Why ratepayers should be alarmed

Here’s the rub: transmission projects cost hundreds of millions or billions. Under our system those costs go into rate base and earn a guaranteed return. That means customers pay and utilities profit — whether the job was cheap or overpriced. Independent groups point to studies showing competitive bids have cut costs by double‑digit percentages on past projects. Consumer advocates and big industrial users warned FERC that this petition would hand incumbents a monopoly and raise bills for households and businesses.

A conservative case for competition

Conservatives should hate this because it mashes together government privilege and corporate protection. If you believe in markets, you don’t give the incumbent the right to block challengers. You fix the rules so projects build on time and on budget. Practical reforms are simple: require competitive bidding, end legal rights that lock out competitors, stop passing lobbying costs to ratepayers, and demand transparency on cost and schedule claims. If FERC needs tweaks to speed things up, reform the solicitation process — don’t kill competition.

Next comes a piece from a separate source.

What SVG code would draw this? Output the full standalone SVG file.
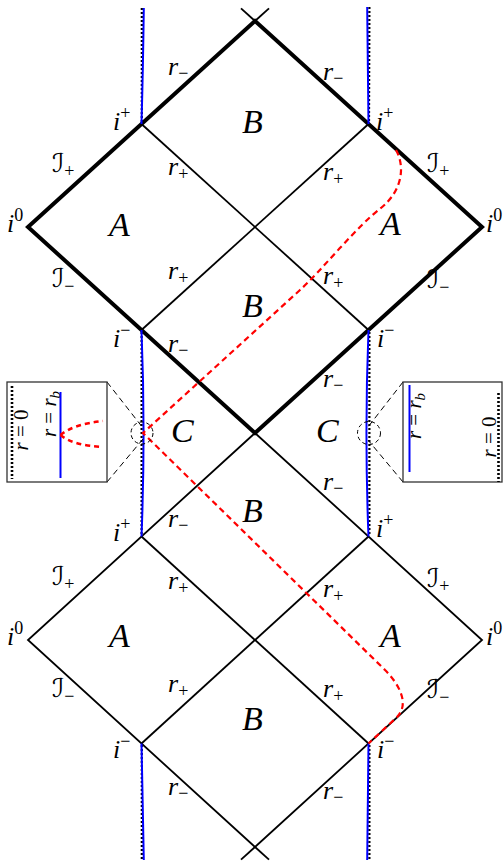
<svg xmlns="http://www.w3.org/2000/svg" width="503" height="863" viewBox="0 0 503 863">
<style>
.thick{stroke:#000;stroke-width:4;fill:none;stroke-linejoin:miter}
.thin{stroke:#000;stroke-width:1.8;fill:none}
.blue{stroke:#0000ff;stroke-width:2;fill:none}
.dot{stroke:#000;stroke-width:2.2;stroke-dasharray:2,2;fill:none}
.red{stroke:#ff0000;stroke-width:2.2;stroke-dasharray:6,4;fill:none}
.dash{stroke:#000;stroke-width:1;stroke-dasharray:6,4;fill:none}
.circ{stroke:#000;stroke-width:1;stroke-dasharray:4,3;fill:none}
.box{stroke:#333;stroke-width:1.3;fill:#fff}
text{font-family:"Liberation Serif","DejaVu Serif",serif;font-style:italic;font-size:26px;fill:#000}
.big{font-size:34px}
.scr{font-family:"DejaVu Serif","DejaVu Sans",serif;font-size:26px}
.s{font-size:18px;font-style:normal;font-family:"Liberation Serif",serif}
.n{font-style:normal}
.ins{font-size:21px}
</style>
<g id="connectors">
<path class="thick" d="M255,21 L28,227 L255,433 L482,227 Z"/>
<line class="thin" x1="141.5" y1="124" x2="368.5" y2="330"/>
<line class="thin" x1="368.5" y1="124" x2="141.5" y2="330"/>
<line class="thin" x1="255" y1="21" x2="241" y2="8.3"/>
<line class="thin" x1="255" y1="21" x2="269" y2="8.3"/>
<path class="thin" d="M255,433 L28,640 L255,847 L482,640 Z"/>
<line class="thin" x1="141.5" y1="536.5" x2="368.5" y2="743.5"/>
<line class="thin" x1="368.5" y1="536.5" x2="141.5" y2="743.5"/>
<line class="thin" x1="255" y1="847" x2="241" y2="859.7"/>
<line class="thin" x1="255" y1="847" x2="269" y2="859.7"/>
<line class="dot" x1="141.8" y1="8" x2="141.8" y2="122"/>
<path class="blue" d="M143.8,8 Q143,70 141.5,124"/>
<line class="dot" x1="369.4" y1="7" x2="369" y2="122"/>
<path class="blue" d="M367.2,7 Q368,70 368.5,124"/>
<line class="dot" x1="141.6" y1="332" x2="141.6" y2="535"/>
<path class="blue" d="M141.5,330 Q145.6,433 141.5,536.5"/>
<line class="dot" x1="369.4" y1="332" x2="369.4" y2="535"/>
<path class="blue" d="M368.5,330 Q364.4,433 368.5,536.5"/>
<line class="dot" x1="141.8" y1="745" x2="141.8" y2="860"/>
<path class="blue" d="M141.5,743.5 Q142.6,800 143.8,860"/>
<line class="dot" x1="369.4" y1="745" x2="369.4" y2="860"/>
<path class="blue" d="M368.5,743.5 Q368,800 367.2,860"/>
<path class="red" d="M396,150 C405,166 403,190 381,208 C357,226 322,270 300,290 L143,433 L385,670 C399,684 410,704 397,717 L368.5,743.5"/>
<circle class="circ" cx="142" cy="433" r="11"/>
<circle class="circ" cx="369" cy="433" r="11.5"/>
<line class="dash" x1="107" y1="382" x2="143" y2="428"/>
<line class="dash" x1="107" y1="482" x2="143" y2="439"/>
<line class="dash" x1="403" y1="382" x2="368" y2="427"/>
<line class="dash" x1="403" y1="482" x2="368" y2="440"/>
</g>
<g id="inset-left">
<rect class="box" x="7" y="382" width="100" height="100"/>
<line class="dot" x1="12" y1="386" x2="12" y2="479" style="stroke-width:2.6"/>
<line class="blue" x1="60.5" y1="392" x2="60.5" y2="478"/>
<path class="red" d="M60.5,435 C70,427 85,423 103,421 M60.5,435 C70,443 85,446 103,447" style="stroke-width:2.5;stroke-dasharray:5,4"/>
<text class="ins" transform="translate(28,430) rotate(-90)" text-anchor="middle">r<tspan class="n"> = 0</tspan></text>
<text class="ins" transform="translate(56,414) rotate(-90)" text-anchor="middle">r<tspan class="n"> = </tspan>r<tspan class="s" dy="4" style="font-style:italic;font-size:15px">b</tspan></text>
</g>
<g id="inset-right">
<rect class="box" x="403" y="382" width="99" height="100"/>
<line class="blue" x1="409.5" y1="385" x2="409.5" y2="472"/>
<line class="dot" x1="498.5" y1="393" x2="498.5" y2="482" style="stroke-width:2.6"/>
<text class="ins" transform="translate(421,416) rotate(-90)" text-anchor="middle">r<tspan class="n"> = </tspan>r<tspan class="s" dy="4" style="font-style:italic;font-size:15px">b</tspan></text>
<text class="ins" transform="translate(496,437) rotate(-90)" text-anchor="middle">r<tspan class="n"> = 0</tspan></text>
</g>
<g id="region-labels">
<text class="big" x="242" y="133">B</text>
<text class="big" x="109" y="236">A</text>
<text class="big" x="380" y="235">A</text>
<text class="big" x="242" y="317">B</text>
<text class="big" x="171" y="442">C</text>
<text class="big" x="316" y="442">C</text>
<text class="big" x="242" y="522">B</text>
<text class="big" x="109" y="647">A</text>
<text class="big" x="380" y="647">A</text>
<text class="big" x="242" y="730">B</text>
</g>
<g id="point-labels">
<text x="113" y="130">i<tspan class="s" dy="-11">+</tspan></text>
<text x="376" y="130">i<tspan class="s" dy="-11">+</tspan></text>
<text x="7" y="232">i<tspan class="s" dy="-11">0</tspan></text>
<text x="486" y="232">i<tspan class="s" dy="-11">0</tspan></text>
<text x="113" y="347">i<tspan class="s" dy="-11">−</tspan></text>
<text x="377" y="347">i<tspan class="s" dy="-11">−</tspan></text>
<text x="113" y="541">i<tspan class="s" dy="-11">+</tspan></text>
<text x="376" y="537">i<tspan class="s" dy="-11">+</tspan></text>
<text x="7" y="645">i<tspan class="s" dy="-11">0</tspan></text>
<text x="486" y="645">i<tspan class="s" dy="-11">0</tspan></text>
<text x="113" y="758">i<tspan class="s" dy="-11">−</tspan></text>
<text x="377" y="758">i<tspan class="s" dy="-11">−</tspan></text>
</g>
<g id="scri-labels">
<text class="scr" x="52" y="172">ℐ<tspan class="s" dy="5">+</tspan></text>
<text class="scr" x="427" y="172">ℐ<tspan class="s" dy="5">+</tspan></text>
<text class="scr" x="52" y="287">ℐ<tspan class="s" dy="5">−</tspan></text>
<text class="scr" x="427" y="288">ℐ<tspan class="s" dy="5">−</tspan></text>
<text class="scr" x="52" y="585">ℐ<tspan class="s" dy="5">+</tspan></text>
<text class="scr" x="427" y="587">ℐ<tspan class="s" dy="5">+</tspan></text>
<text class="scr" x="52" y="697">ℐ<tspan class="s" dy="5">−</tspan></text>
<text class="scr" x="427" y="698">ℐ<tspan class="s" dy="5">−</tspan></text>
</g>
<g id="horizon-labels">
<text x="168" y="75">r<tspan class="s" dy="4">−</tspan></text>
<text x="323" y="80">r<tspan class="s" dy="4">−</tspan></text>
<text x="168" y="175">r<tspan class="s" dy="5">+</tspan></text>
<text x="323" y="180">r<tspan class="s" dy="5">+</tspan></text>
<text x="168" y="279">r<tspan class="s" dy="5">+</tspan></text>
<text x="323" y="284">r<tspan class="s" dy="5">+</tspan></text>
<text x="168" y="352">r<tspan class="s" dy="4">−</tspan></text>
<text x="323" y="387">r<tspan class="s" dy="4">−</tspan></text>
<text x="168" y="527">r<tspan class="s" dy="4">−</tspan></text>
<text x="323" y="490">r<tspan class="s" dy="4">−</tspan></text>
<text x="168" y="589">r<tspan class="s" dy="5">+</tspan></text>
<text x="323" y="597">r<tspan class="s" dy="5">+</tspan></text>
<text x="168" y="692">r<tspan class="s" dy="5">+</tspan></text>
<text x="323" y="697">r<tspan class="s" dy="5">+</tspan></text>
<text x="168" y="795">r<tspan class="s" dy="4">−</tspan></text>
<text x="323" y="799">r<tspan class="s" dy="4">−</tspan></text>
</g>
</svg>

FERC now faces a choice that will matter to every electric bill in the Midwest and Plains. Regulators can side with ratepayers and competition, or they can hand utilities another advantage and call it “efficiency.” If you like the idea of paying more so your monopoly provider can make more, sit back and enjoy the next rate case. If you don’t, tell your commissioners and ask FERC to keep the market open — because electricity should be about keeping the lights on, not padding profits with the public’s wallet.